Из материалов неоконченного фильма «Да здравствует Мексика!». Реж. Сергей Эйзенштейн

— К чему вы стремились, располагая в отведенном вам пространстве эйзенштейновский материал? На чем хотели сделать акцент?

— Внимательный зритель наверняка заметит, что сквозь выставку проходят темы-оппозиции: жизнь и смерть, любовь и борьба, Мужчина и Женщина. Особенно важна Женщина — как начало рождающее, но и (в образе Богини Смерти) как начало умерщвляющее. Мы стремились сохранить в выставке некую парадоксальность, свойственную мексиканской культуре, как ее ощутил Эйзенштейн. Показать, например, похороны как победу смерти и в то же время как победу над смертью. Кадры расположены в горизонтальные ряды, которые надстроены один над другим по образу пирамид ацтеков. Эта форма (через соотношение кадров, лежащих в основании, и кадра, венчающего пирамиду) позволяет выкристаллизовывать тему. Вот, скажем, одна из пирамид: внизу — каменный лик Богини Смерти, наверху — живое женское лицо, а в промежутке — древний каменный профиль, за которым стоит современный индеец, похожий на этот профиль. Древняя культура уничтожена в государстве, но жива в генах людей.

— Сочетание выставки и того пространства, в котором она располагается, — это ведь тоже монтажный смысл. В заброшенное здание бывшей газетной типографии, для которой писал Платонов, выставка «Незавершенный Эйзенштейн», что и говорить, вписалась. Создавая ее, вы учитывали это пространство?

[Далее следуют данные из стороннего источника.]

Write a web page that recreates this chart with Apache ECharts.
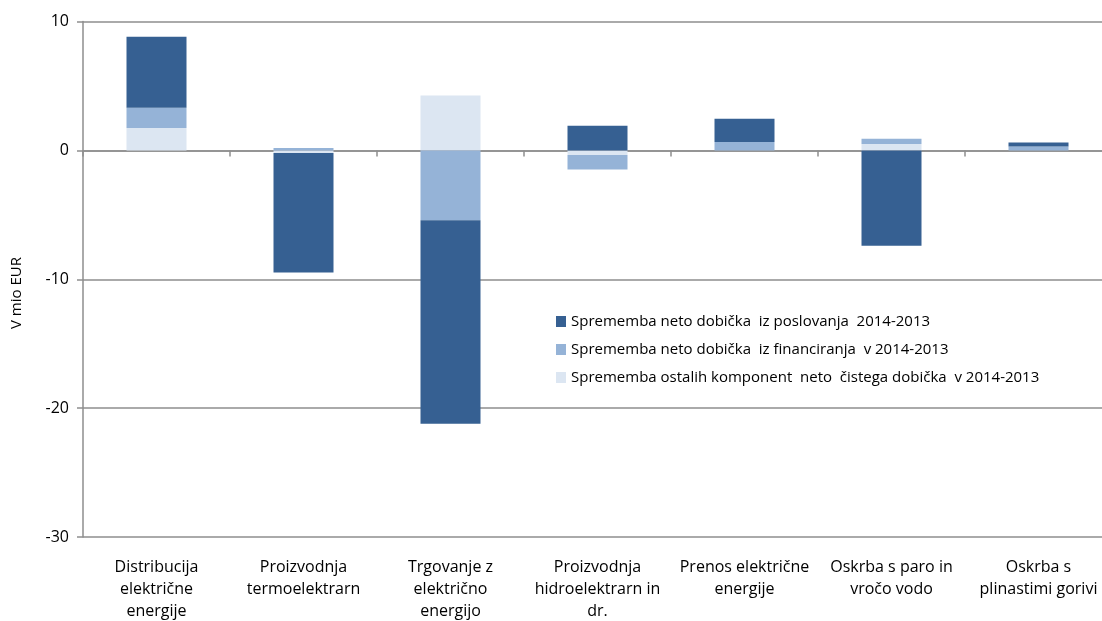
<!DOCTYPE html>
<html>
<head>
<meta charset="utf-8">
<script src="https://cdn.jsdelivr.net/npm/echarts@6/dist/echarts.min.js"></script>
<style>
  html, body { margin: 0; padding: 0; background: #fff; }
  #chart { width: 1102px; height: 621px; }
</style>
</head>
<body>
<div id="chart"></div>
<script>
// kategorije (dejavnosti)
var categories = [
  "Distribucija\nelektrične\nenergije",
  "Proizvodnja\ntermoelektrarn",
  "Trgovanje z\nelektrično\nenergijo",
  "Proizvodnja\nhidroelektrarn in\ndr.",
  "Prenos električne\nenergije",
  "Oskrba s paro in\nvročo vodo",
  "Oskrba s\nplinastimi gorivi"
];

// spremembe v mio EUR
var poslovanje = [5.5, -9.28, -15.78, 1.91, 1.81, -7.4, 0.31];
var financiranje = [1.57, 0.18, -5.43, -1.13, 0.65, 0.41, 0.31];
var ostalo = [1.74, -0.2, 4.26, -0.36, 0.0, 0.5, 0.0];

var seriesNames = [
  "Sprememba neto dobička  iz poslovanja  2014-2013",
  "Sprememba neto dobička  iz financiranja  v 2014-2013",
  "Sprememba ostalih komponent  neto  čistega dobička  v 2014-2013"
];

var yTicks = { min: -30, max: 10, interval: 10 };

var font = "Open Sans";
var gridColor = "#8e8e8e";

var myChart = echarts.init(document.getElementById("chart"));

var option = {
  animation: false,
  textStyle: { fontFamily: font },
  // desni rob je odrezan kot v izvirniku
  grid: { left: 83, width: 1029, top: 21.5, bottom: 84, outerBoundsMode: "none", containLabel: false },
  legend: {
    orient: "vertical",
    left: 551,
    top: 309,
    itemWidth: 10,
    itemHeight: 11,
    itemGap: 13,
    icon: "rect",
    data: [seriesNames[0], seriesNames[1], seriesNames[2]],
    textStyle: { fontFamily: font, fontSize: 15, color: "#000" }
  },
  graphic: [
    {
      type: "text",
      x: 17,
      y: 293,
      rotation: Math.PI / 2,
      style: {
        text: "V mio EUR",
        fontFamily: font,
        fontSize: 15,
        fill: "#000",
        align: "center",
        verticalAlign: "middle"
      }
    }
  ],
  xAxis: [
    {
      // os na vrednosti 0, s kljukicami
      type: "category",
      data: categories,
      position: "bottom",
      axisLine: { onZero: true, lineStyle: { color: gridColor, width: 1.5 } },
      axisTick: { show: true, length: 6, lineStyle: { color: gridColor, width: 1.5 } },
      axisLabel: { show: false }
    },
    {
      // oznake na dnu
      type: "category",
      data: categories,
      position: "bottom",
      axisLine: { show: false, onZero: false },
      axisTick: { show: false },
      axisLabel: {
        show: true,
        interval: 0,
        margin: 19,
        lineHeight: 22,
        fontSize: 16,
        color: "#000",
        fontFamily: font
      }
    }
  ],
  yAxis: {
    type: "value",
    min: yTicks.min,
    max: yTicks.max,
    interval: yTicks.interval,
    axisLine: { show: true, lineStyle: { color: gridColor, width: 1.5 } },
    axisTick: { show: true, length: 6, lineStyle: { color: gridColor, width: 1.5 } },
    axisLabel: { margin: 14, fontSize: 16, color: "#000", fontFamily: font },
    splitLine: { show: true, lineStyle: { color: gridColor, width: 1.5 } }
  },
  series: [
    {
      name: seriesNames[2],
      type: "bar",
      stack: "skupaj",
      barWidth: 60,
      data: ostalo,
      itemStyle: { color: "#dce6f2" }
    },
    {
      name: seriesNames[1],
      type: "bar",
      stack: "skupaj",
      barWidth: 60,
      data: financiranje,
      itemStyle: { color: "#95b3d7" }
    },
    {
      name: seriesNames[0],
      type: "bar",
      stack: "skupaj",
      barWidth: 60,
      data: poslovanje,
      itemStyle: { color: "#366092" }
    }
  ]
};

myChart.setOption(option);
</script>
</body>
</html>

— Нет, я видел его только на фотографиях. Но то, что дирекция фестиваля предложила именно это пространство и выставка очень точно легла в него, — это результат режиссуры Судьбы. Или Эйзенштейна. Или — вместе с ними — организаторов фестиваля. Но с самого начала было понятно, что сама идея представить в Воронеже незавершенное звено в цепочке фильмов Сергея Михайловича корреспондирует и с биографией Платонова, и с судьбой его произведений.